→ Exercise task
Skip all pictures. Write out the data below from its first line through the line that contains "3.42, 3.54, 3.11];".

→ Given data
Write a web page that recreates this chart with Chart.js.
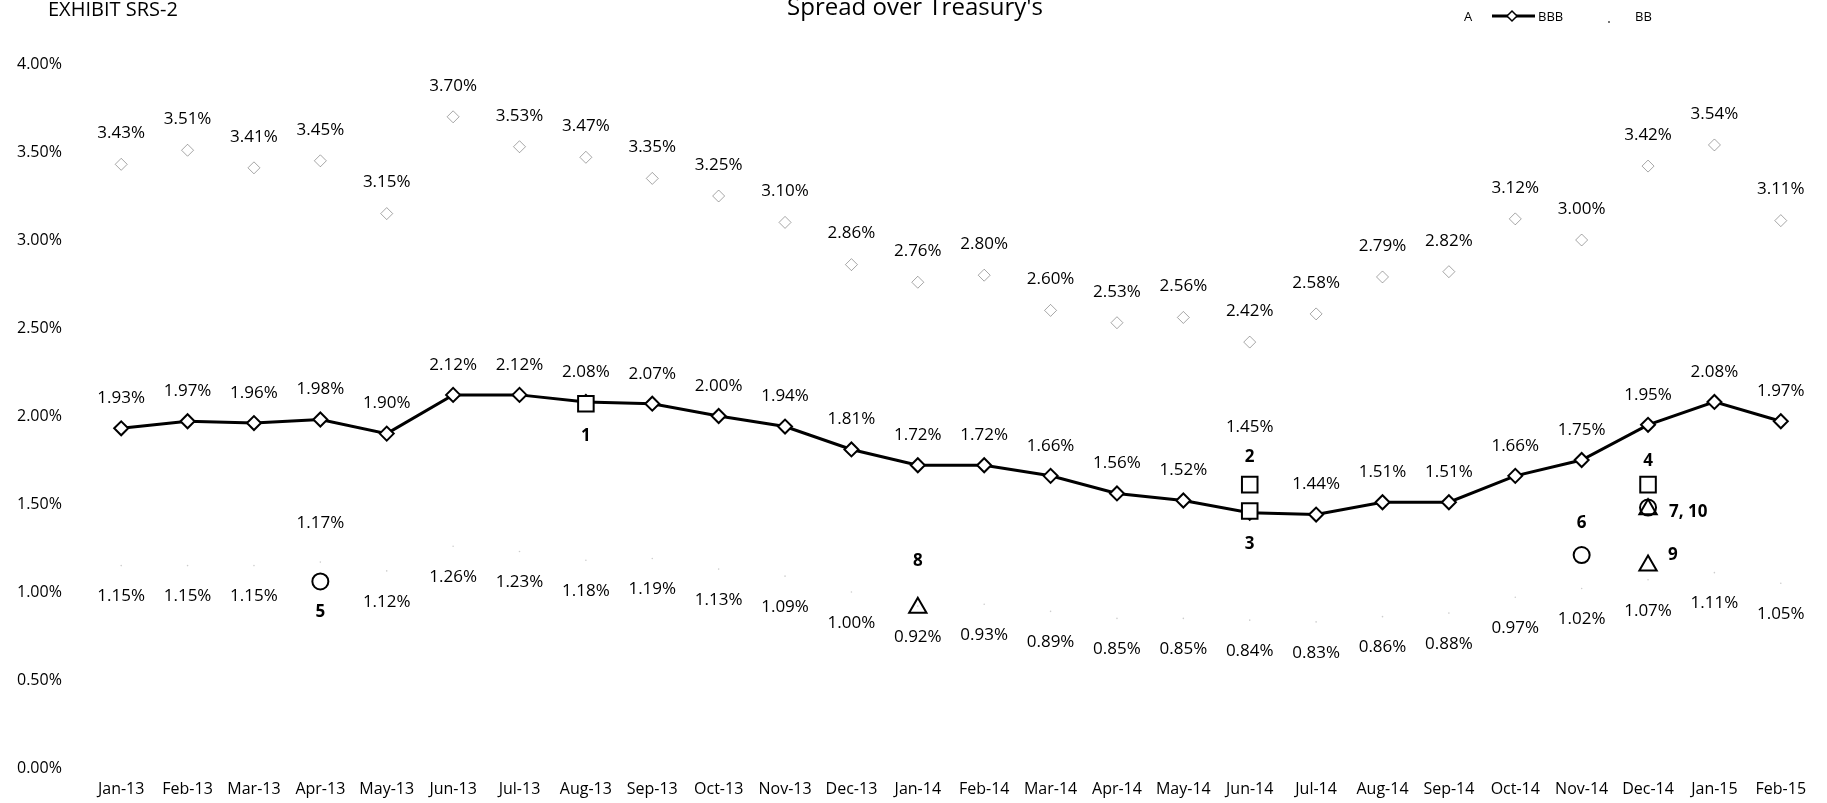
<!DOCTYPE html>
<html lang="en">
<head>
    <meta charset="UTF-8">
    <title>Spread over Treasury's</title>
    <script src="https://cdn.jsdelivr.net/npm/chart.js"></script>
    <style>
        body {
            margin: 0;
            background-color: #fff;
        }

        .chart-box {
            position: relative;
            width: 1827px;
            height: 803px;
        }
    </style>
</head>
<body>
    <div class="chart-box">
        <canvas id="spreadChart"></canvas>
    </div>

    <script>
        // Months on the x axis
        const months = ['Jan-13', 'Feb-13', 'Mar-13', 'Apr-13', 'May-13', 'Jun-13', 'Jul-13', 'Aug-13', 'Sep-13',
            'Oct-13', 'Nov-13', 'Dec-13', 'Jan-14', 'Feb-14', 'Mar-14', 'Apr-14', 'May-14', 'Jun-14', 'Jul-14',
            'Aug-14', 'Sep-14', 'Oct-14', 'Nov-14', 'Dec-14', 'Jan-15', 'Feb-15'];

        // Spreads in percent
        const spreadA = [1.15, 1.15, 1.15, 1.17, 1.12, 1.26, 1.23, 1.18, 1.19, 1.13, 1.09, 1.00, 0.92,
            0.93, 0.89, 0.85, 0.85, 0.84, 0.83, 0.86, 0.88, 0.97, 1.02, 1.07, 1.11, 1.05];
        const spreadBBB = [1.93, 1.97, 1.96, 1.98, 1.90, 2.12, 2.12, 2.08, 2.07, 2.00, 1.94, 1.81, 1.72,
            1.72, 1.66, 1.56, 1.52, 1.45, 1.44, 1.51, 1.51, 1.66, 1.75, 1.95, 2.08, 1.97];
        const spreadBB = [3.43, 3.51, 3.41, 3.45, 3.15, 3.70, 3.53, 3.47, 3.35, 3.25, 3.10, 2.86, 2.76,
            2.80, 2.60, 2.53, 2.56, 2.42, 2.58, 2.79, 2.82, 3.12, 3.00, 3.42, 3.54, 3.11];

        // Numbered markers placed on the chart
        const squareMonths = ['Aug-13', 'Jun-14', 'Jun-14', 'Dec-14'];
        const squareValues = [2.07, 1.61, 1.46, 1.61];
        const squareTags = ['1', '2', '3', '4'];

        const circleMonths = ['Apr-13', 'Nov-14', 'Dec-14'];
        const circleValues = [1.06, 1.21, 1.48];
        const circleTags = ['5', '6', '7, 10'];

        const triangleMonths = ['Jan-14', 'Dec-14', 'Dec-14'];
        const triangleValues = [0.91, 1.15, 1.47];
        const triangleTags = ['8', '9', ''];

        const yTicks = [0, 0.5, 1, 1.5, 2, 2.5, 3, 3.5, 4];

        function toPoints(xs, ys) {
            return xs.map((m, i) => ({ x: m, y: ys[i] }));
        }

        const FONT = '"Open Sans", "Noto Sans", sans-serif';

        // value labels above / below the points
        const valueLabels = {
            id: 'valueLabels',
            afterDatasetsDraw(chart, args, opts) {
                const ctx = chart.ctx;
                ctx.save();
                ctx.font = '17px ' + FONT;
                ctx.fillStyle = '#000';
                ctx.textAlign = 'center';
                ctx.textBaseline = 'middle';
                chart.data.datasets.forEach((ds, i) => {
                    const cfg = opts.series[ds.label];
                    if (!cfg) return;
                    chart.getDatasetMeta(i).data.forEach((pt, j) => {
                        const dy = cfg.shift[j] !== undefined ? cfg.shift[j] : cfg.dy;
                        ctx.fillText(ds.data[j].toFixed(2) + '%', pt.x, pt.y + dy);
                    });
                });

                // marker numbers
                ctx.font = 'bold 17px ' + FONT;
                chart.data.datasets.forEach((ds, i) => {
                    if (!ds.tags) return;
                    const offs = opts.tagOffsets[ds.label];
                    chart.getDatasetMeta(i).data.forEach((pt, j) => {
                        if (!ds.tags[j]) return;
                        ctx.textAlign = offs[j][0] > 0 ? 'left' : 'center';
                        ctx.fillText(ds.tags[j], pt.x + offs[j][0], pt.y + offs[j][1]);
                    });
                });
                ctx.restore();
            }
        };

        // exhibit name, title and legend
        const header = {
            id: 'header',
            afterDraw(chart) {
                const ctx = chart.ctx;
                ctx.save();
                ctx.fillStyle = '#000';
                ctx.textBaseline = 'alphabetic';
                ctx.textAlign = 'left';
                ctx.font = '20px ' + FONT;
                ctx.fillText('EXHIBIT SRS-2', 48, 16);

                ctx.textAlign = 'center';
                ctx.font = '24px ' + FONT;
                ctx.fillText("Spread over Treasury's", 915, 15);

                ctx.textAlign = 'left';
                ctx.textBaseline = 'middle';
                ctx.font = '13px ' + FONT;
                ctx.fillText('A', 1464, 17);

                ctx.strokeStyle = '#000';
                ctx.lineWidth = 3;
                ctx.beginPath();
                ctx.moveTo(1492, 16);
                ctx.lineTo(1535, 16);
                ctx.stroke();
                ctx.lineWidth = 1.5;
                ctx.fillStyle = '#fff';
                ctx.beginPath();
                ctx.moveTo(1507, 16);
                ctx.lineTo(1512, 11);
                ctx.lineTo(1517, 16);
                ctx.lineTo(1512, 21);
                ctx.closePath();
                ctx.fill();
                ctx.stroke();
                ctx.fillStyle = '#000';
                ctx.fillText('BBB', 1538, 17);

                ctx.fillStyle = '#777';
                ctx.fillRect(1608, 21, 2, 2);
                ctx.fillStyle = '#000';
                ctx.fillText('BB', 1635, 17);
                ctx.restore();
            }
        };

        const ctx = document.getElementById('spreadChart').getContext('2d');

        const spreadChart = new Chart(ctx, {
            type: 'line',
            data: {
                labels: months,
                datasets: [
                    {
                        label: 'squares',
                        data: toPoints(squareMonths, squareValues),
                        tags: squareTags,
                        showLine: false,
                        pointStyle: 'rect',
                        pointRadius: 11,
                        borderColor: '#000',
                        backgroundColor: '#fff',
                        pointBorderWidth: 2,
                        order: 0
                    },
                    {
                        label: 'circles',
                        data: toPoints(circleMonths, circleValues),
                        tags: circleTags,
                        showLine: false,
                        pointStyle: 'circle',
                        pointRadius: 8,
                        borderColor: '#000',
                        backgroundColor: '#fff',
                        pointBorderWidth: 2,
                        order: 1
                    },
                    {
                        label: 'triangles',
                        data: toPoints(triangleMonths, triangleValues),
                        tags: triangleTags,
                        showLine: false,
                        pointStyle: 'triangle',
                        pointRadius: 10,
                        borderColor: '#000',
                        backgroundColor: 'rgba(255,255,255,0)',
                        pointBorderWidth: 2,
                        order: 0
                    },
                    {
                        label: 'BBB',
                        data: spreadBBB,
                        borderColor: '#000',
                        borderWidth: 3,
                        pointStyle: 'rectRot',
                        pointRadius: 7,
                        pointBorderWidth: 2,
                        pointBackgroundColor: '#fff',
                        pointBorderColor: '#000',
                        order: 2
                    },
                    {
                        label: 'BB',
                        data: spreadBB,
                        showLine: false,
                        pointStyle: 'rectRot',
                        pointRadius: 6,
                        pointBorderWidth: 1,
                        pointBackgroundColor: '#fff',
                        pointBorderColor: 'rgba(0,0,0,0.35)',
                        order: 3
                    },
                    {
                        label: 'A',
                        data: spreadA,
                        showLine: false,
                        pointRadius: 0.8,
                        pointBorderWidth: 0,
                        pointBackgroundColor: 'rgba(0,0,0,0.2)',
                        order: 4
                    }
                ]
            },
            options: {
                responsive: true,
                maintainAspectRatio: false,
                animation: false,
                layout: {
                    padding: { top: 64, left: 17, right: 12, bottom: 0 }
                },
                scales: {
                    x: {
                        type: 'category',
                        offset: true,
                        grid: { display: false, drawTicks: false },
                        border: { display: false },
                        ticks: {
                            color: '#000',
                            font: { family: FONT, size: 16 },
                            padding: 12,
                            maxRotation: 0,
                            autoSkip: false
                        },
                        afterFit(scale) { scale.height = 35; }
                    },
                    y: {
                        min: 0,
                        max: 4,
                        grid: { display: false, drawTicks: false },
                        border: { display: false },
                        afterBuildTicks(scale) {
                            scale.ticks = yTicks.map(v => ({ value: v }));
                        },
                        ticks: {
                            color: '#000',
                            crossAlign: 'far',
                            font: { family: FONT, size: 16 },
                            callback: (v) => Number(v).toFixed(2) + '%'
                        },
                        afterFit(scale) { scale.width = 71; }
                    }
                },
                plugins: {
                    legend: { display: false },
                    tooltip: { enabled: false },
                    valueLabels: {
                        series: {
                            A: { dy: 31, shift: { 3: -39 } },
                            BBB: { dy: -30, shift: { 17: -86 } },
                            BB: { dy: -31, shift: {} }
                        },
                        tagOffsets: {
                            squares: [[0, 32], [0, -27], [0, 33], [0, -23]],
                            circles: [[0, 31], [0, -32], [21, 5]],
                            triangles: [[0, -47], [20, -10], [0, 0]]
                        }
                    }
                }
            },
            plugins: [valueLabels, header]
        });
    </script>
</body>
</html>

→ Written response
Write a web page that recreates this chart with Chart.js.
<!DOCTYPE html>
<html lang="en">
<head>
    <meta charset="UTF-8">
    <title>Spread over Treasury's</title>
    <script src="https://cdn.jsdelivr.net/npm/chart.js"></script>
    <style>
        body {
            margin: 0;
            background-color: #fff;
        }

        .chart-box {
            position: relative;
            width: 1827px;
            height: 803px;
        }
    </style>
</head>
<body>
    <div class="chart-box">
        <canvas id="spreadChart"></canvas>
    </div>

    <script>
        // Months on the x axis
        const months = ['Jan-13', 'Feb-13', 'Mar-13', 'Apr-13', 'May-13', 'Jun-13', 'Jul-13', 'Aug-13', 'Sep-13',
            'Oct-13', 'Nov-13', 'Dec-13', 'Jan-14', 'Feb-14', 'Mar-14', 'Apr-14', 'May-14', 'Jun-14', 'Jul-14',
            'Aug-14', 'Sep-14', 'Oct-14', 'Nov-14', 'Dec-14', 'Jan-15', 'Feb-15'];

        // Spreads in percent
        const spreadA = [1.15, 1.15, 1.15, 1.17, 1.12, 1.26, 1.23, 1.18, 1.19, 1.13, 1.09, 1.00, 0.92,
            0.93, 0.89, 0.85, 0.85, 0.84, 0.83, 0.86, 0.88, 0.97, 1.02, 1.07, 1.11, 1.05];
        const spreadBBB = [1.93, 1.97, 1.96, 1.98, 1.90, 2.12, 2.12, 2.08, 2.07, 2.00, 1.94, 1.81, 1.72,
            1.72, 1.66, 1.56, 1.52, 1.45, 1.44, 1.51, 1.51, 1.66, 1.75, 1.95, 2.08, 1.97];
        const spreadBB = [3.43, 3.51, 3.41, 3.45, 3.15, 3.70, 3.53, 3.47, 3.35, 3.25, 3.10, 2.86, 2.76,
            2.80, 2.60, 2.53, 2.56, 2.42, 2.58, 2.79, 2.82, 3.12, 3.00, 3.42, 3.54, 3.11];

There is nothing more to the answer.